Looking forward, the 16th Finance Commission (2026-31) is expected to push this further -- potentially tying fiscal transfers to climate vulnerability scores and resilience outcomes. This would reward states that invest in long-term safety. There is also talk of enabling local governments -- panchayats and municipal bodies -- to tap mitigation funds directly, an especially valuable change in the hills where local action often determines survival.
Emerging ideas include incentives for green infrastructure, disaster insurance schemes and climate-responsive budgeting. These aren’t abstract financial tools -- they’re mechanisms to enable frontline action in glacial corridors, seismic fault zones, and monsoon-flooded valleys. Linking funds to performance could create a virtuous cycle where fiscal policy actively drives risk reduction.
India’s shift toward embedding resilience in financial and policy architecture also got a global platform during its G-20 presidency in 2023. That year, “Disaster Risk Resilience” was formally recognised as the grouping’s 13th priority vertical -- an unprecedented elevation of the issue in a forum primarily focused on macroeconomics and development. Under India’s stewardship, the agenda expanded to include risk financing as a subcomponent, recognising that building climate-resilient economies requires not only technical measures but also robust financial instruments to absorb and transfer risk. This global acknowledgment dovetails with India’s Himalayan challenges, offering opportunities to leverage multilateral cooperation, insurance pools and cross-border data sharing -- tools that could directly enhance mountain resilience.
Such an approach dovetails with global compacts like the Sendai Framework for Disaster Risk Reduction and the Paris Agreement, but is shaped to India’s federal system and Himalayan realities. Shared watersheds and hazard zones mean states -- and even neighbouring countries -- have common stakes. Well-designed funding could spur joint flood drills between Uttarakhand and western Nepal or integrated early-warning systems between Sikkim and Bhutan.
None of this implies halting progress.
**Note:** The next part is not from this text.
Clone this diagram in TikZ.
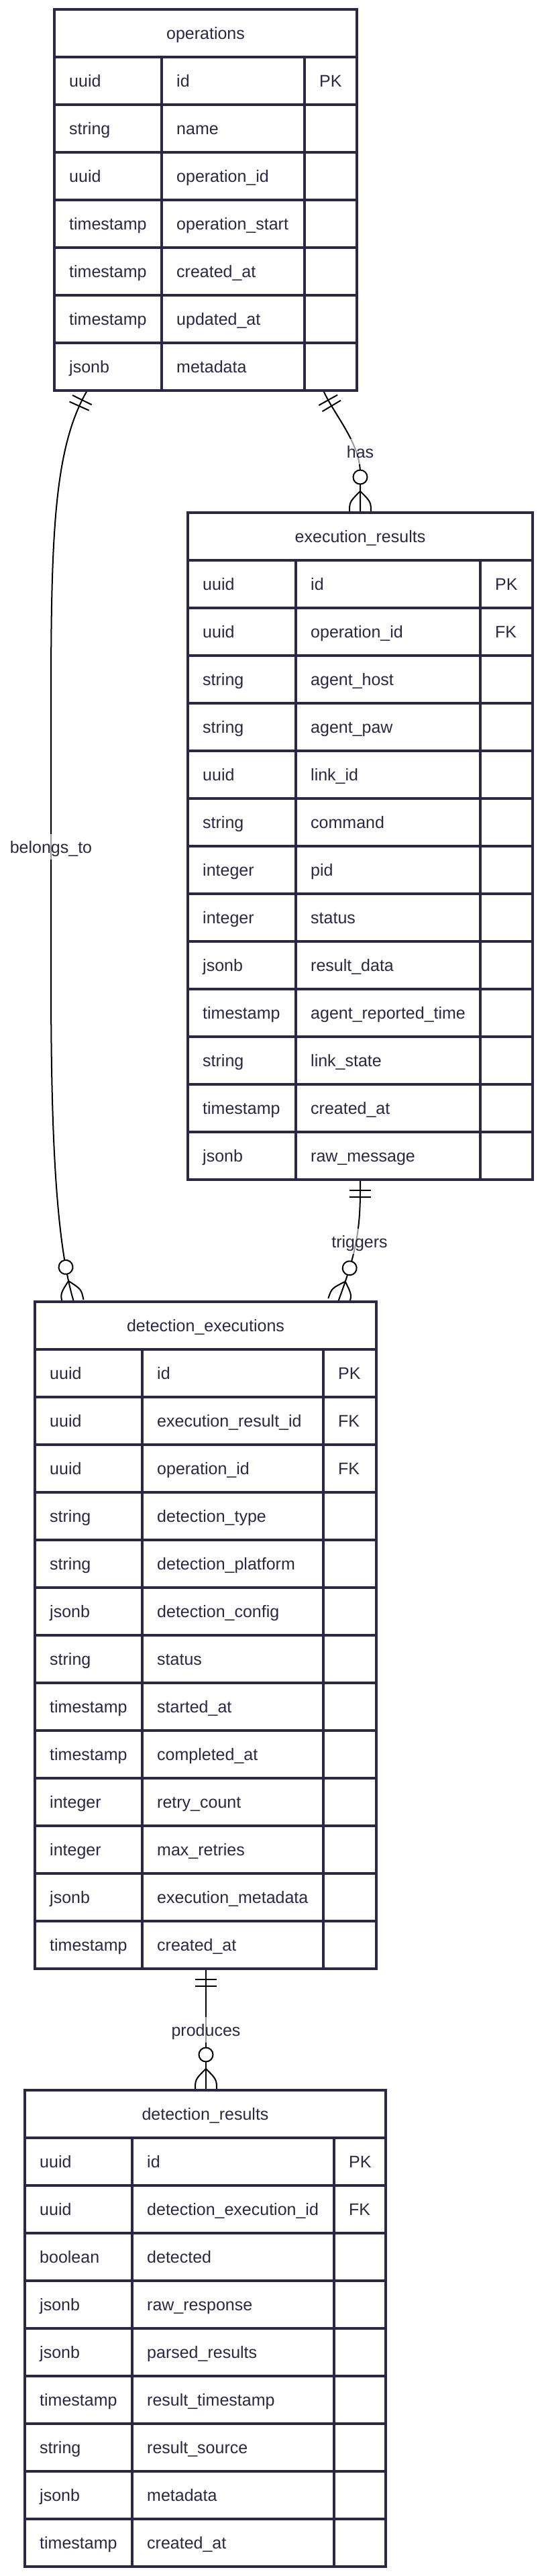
\documentclass[tikz,border=0pt]{standalone}
\usepackage{fontspec}
\setmainfont{Liberation Sans}
\usetikzlibrary{decorations.markings,calc}
\definecolor{ink}{RGB}{42,40,66}
\pgfdeclarelayer{bg}
\pgfsetlayers{bg,main}

\newcommand{\ertable}[9]{%
  \pgfmathsetmacro{\erxA}{#2+#4}%
  \pgfmathsetmacro{\erxB}{#2+#4+#5}%
  \pgfmathsetmacro{\erxR}{#2+#4+#5+#6}%
  \pgfmathsetmacro{\eryH}{#3+71}%
  \pgfmathsetmacro{\eryB}{#3+71*(#8+1)}%
  \pgfmathsetmacro{\erW}{#4+#5+#6}%
  \pgfmathsetmacro{\erH}{71*(#8+1)}%
  \node[tablebox, minimum width=\erW pt, minimum height=\erH pt, anchor=north west] (#1) at (#2,#3) {};%
  \node[hdr] (#1-title) at ({#2+\erW/2},{#3+35.5}) {#7};%
  \foreach \ty/\nm/\ky [count=\i] in {#9} {%
    \pgfmathsetmacro{\eryT}{#3+71*\i}%
    \draw[rowline] (#2,\eryT) -- (\erxR,\eryT);%
    \node[cell] (#1-t\i) at ({#2+22},{\eryT+35.5}) {\ty};%
    \node[cell] (#1-n\i) at ({\erxA+22},{\eryT+35.5}) {\nm};%
    \node[cell] (#1-k\i) at ({\erxB+22},{\eryT+35.5}) {\ky};%
  }%
  \draw[rowline] (\erxA,\eryH) -- (\erxA,\eryB) (\erxB,\eryH) -- (\erxB,\eryB);%
  \draw[tableframe] (#2,#3) rectangle (\erxR,\eryB);%
}

\begin{document}
\begin{tikzpicture}[x=1pt,y=-1pt,
  erfont/.style={font=\fontsize{25}{30}\selectfont},
  cell/.style={anchor=west, inner sep=0pt, text height=18pt, text depth=0pt, text=ink, erfont},
  hdr/.style={anchor=center, inner sep=0pt, text height=18pt, text depth=0pt, text=ink, erfont},
  tablebox/.style={fill=white, inner sep=0pt, outer sep=0pt},
  rowline/.style={draw=ink, line width=3.5pt},
  tableframe/.style={draw=ink, line width=4pt},
  conn/.style={draw=black, line width=2pt},
  lbl/.style={fill=white, fill opacity=0.6, text opacity=1, text=ink, erfont, inner xsep=2pt, inner ysep=6pt, text height=22pt, text depth=4pt},
  startone/.style={postaction={decorate, decoration={markings,
    mark=at position 16pt with {\draw[line width=2pt, black] (0pt,-16pt) -- (0pt,16pt);},
    mark=at position 26pt with {\draw[line width=2pt, black] (0pt,-16pt) -- (0pt,16pt);}}}},
  endmany/.style={postaction={decorate, decoration={markings,
    mark=at position -53pt with {\draw[line width=2pt, black, fill=white] (0pt,0pt) circle (10.5pt);},
    mark=at position -32pt with {\draw[line width=2pt, black] (0pt,0pt) .. controls (16pt,16pt) .. (32pt,16pt) (0pt,0pt) .. controls (16pt,-16pt) .. (32pt,-16pt);}}}}
]
\useasboundingbox (0,0) rectangle (808,3839);

\ertable{ops}{81}{14}{160}{213}{78}{operations}{7}{%
  uuid/id/PK, string/name/{}, uuid/operation\_id/{}, timestamp/operation\_start/{},
  timestamp/created\_at/{}, timestamp/updated\_at/{}, jsonb/metadata/{}}

\ertable{exr}{280}{764}{161}{275}{78}{execution\_results}{13}{%
  uuid/id/PK, uuid/operation\_id/FK, string/agent\_host/{}, string/agent\_paw/{},
  uuid/link\_id/{}, string/command/{}, integer/pid/{}, integer/status/{},
  jsonb/result\_data/{}, timestamp/agent\_reported\_time/{}, string/link\_state/{},
  timestamp/created\_at/{}, jsonb/raw\_message/{}}

\ertable{dex}{52}{1940}{160}{270}{79}{detection\_executions}{13}{%
  uuid/id/PK, uuid/execution\_result\_id/FK, uuid/operation\_id/FK,
  string/detection\_type/{}, string/detection\_platform/{}, jsonb/detection\_config/{},
  string/status/{}, timestamp/started\_at/{}, timestamp/completed\_at/{},
  integer/retry\_count/{}, integer/max\_retries/{}, jsonb/execution\_metadata/{},
  timestamp/created\_at/{}}

\ertable{drs}{37}{3115}{160}{301}{77}{detection\_results}{9}{%
  uuid/id/PK, uuid/detection\_execution\_id/FK, boolean/detected/{},
  jsonb/raw\_response/{}, jsonb/parsed\_results/{}, timestamp/result\_timestamp/{},
  string/result\_source/{}, jsonb/metadata/{}, timestamp/created\_at/{}}

\begin{pgfonlayer}{bg}
  % operations -> execution_results
  \draw[conn,startone,endmany] ($(ops.south west)+(401,0)$) .. controls (498,618) and (537,660) .. (537,705) -- ($(exr.north west)+(257,0)$);
  % operations -> detection_executions
  \draw[conn,startone,endmany] ($(ops.south west)+(49,0)$) .. controls (80,668) and (76,800) .. (76,1050) -- (76,1450) .. controls (76,1650) and (80,1840) .. ($(dex.north west)+(58,0)$);
  % execution_results -> detection_executions
  \draw[conn,startone,endmany] ($(exr.south west)+(257,0)$) -- (537,1775) .. controls (537,1840) and (528,1875) .. ($(dex.north west)+(452,0)$);
  % detection_executions -> detection_results
  \draw[conn,startone,endmany] ($(dex.south west)+(255,0)$) -- ($(drs.north west)+(270,0)$);

  \node[lbl] (lbl-has) at (537,673) {has};
  \node[lbl] (lbl-belongs) at (76,1262) {belongs\_to};
  \node[lbl] (lbl-triggers) at (536,1850) {triggers};
  \node[lbl] (lbl-produces) at (307,3025) {produces};
\end{pgfonlayer}
\end{tikzpicture}
\end{document}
Resilient development is the only viable path for the highlands. That could mean promoting low-impact tourism over high-volume pilgrim surges, prioritising decentralised solar over mega-dams, or training local youth in climate-smart construction rather than relying solely on outside contractors. Every infrastructure rupee spent here should pass through the filter of risk analysis and adaptation planning.
The Himalayas are a living, interlinked ecological and cultural zone. They feed the great rivers, house rare biodiversity, and sustain communities with centuries of adaptive knowledge. Yet climate disruption, layered over unsustainable growth, threatens to unravel this balance. Protecting these mountains is as much about securing borders as it is about safeguarding water, livelihoods, and culture.
Managing the Himalayas means balancing climate risks, border security, and cultural heritage -- anchored in safe infrastructure that, if mismanaged, can undermine national security.
The writer, a retired lieutenant-general, is a former GOC of the Srinagar-based 15 (“Chinar”) Corps. He is also a member of the National Disaster Management Authority.